The dearth of students at the Victoria School of Art and Design indicated no lack of interest or enthusiasm on the part of Halifax youth. Enrolment was intentionally kept low because, as Lismer complained to Eric Brown, the governors believed art to be “an exclusive & cultured subject for the edification of the few.”
13
Lismer certainly did not regard art as the exclusive domain of an elite class. He was a product of the English tradition of John Ruskin and William Morris that believed art could dignify and exalt all members of society, especially the poorer classes in a time of mechanization and industrialization. Art education, for Ruskin, was absolutely crucial to the health and happiness of a society. He wrote that “every man in a Christian kingdom ought to be equally well educated,”
14
and to that end Ruskin gave art lessons to labourers at the Working Men's College in London and to the girls of Winnington Hall, a finishing school in Cheshire.

Although enormously influential across Britain and America, Ruskin's ideas were especially powerful and popular in the Sheffield of Lismer's youth. In 1871 Ruskin had founded the Guild of St. George to provide working-class men with a liberal education as well as what he called a “beautiful, peaceful, and fruitful” way of living.
15
In 1875 the guild's museum, ultimately known as the Ruskin Museum, was established in a Sheffield suburb. It housed Ruskin's collection of paintings, drawings and manuscripts, but also minerals, ornithological prints and architectural mouldings—all assembled by Ruskin to stimulate the eyes and minds of working-class men and women.
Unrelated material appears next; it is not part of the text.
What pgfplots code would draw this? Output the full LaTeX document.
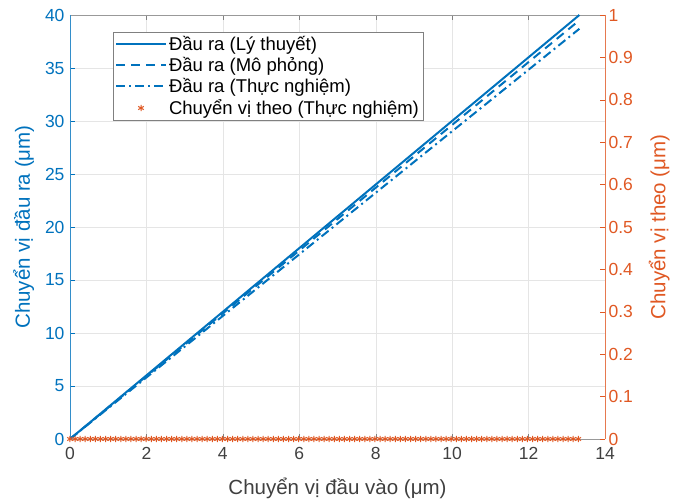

Lismer owned copies of Ruskin's works,
16
and as a young man he must have visited the Ruskin Museum. In any case, he approached his task in Halifax with the same evangelical zeal as Ruskin, making himself, as Sir Edmund Walker correctly predicted, “useful in a community.” Within a few months he was reporting to Dr. MacCallum that things were “going pretty fair,” and that the school was “shaping a little into some recognized appearance of an art school.” He missed the comradeship and excitement of the school of artists coming together in Toronto, however, and quickly realized the scale of his mission in a city that seemed to care little for the arts, particularly in wartime. As he repined to Dr. MacCallum, “The town is provincial and wholly inartistic.”
17

In fairness, wartime Toronto scarcely offered better prospects. Lismer's nostalgia for Toronto must have been jolted when he received a letter from MacDonald at Christmas. Unable to sell his paintings and still in the financial doldrums, the controversial author of
The Tangled Garden
was reduced to designing an exhibit for Simpsons on the theme of “Mother Goose's Village.” He was planning and painting, he told Lismer, 280 feet of “quaint house fronts” to go around the store's toy section. The task involved designing fifty figures from Mother Goose: painted wooden cut-outs with moveable arms and legs attached. The display would include “a windmill in motion” and “a waterfall of real water.” He explained how he had pressed his son, Thoreau, into service, and how Roy Mitchell—the “Prankmeister” of the Arts and Letters Club who specialized in directing avant-garde drama—was arranging for an actress dressed as Mother Goose to recite nursery rhymes to passing Christmas shoppers.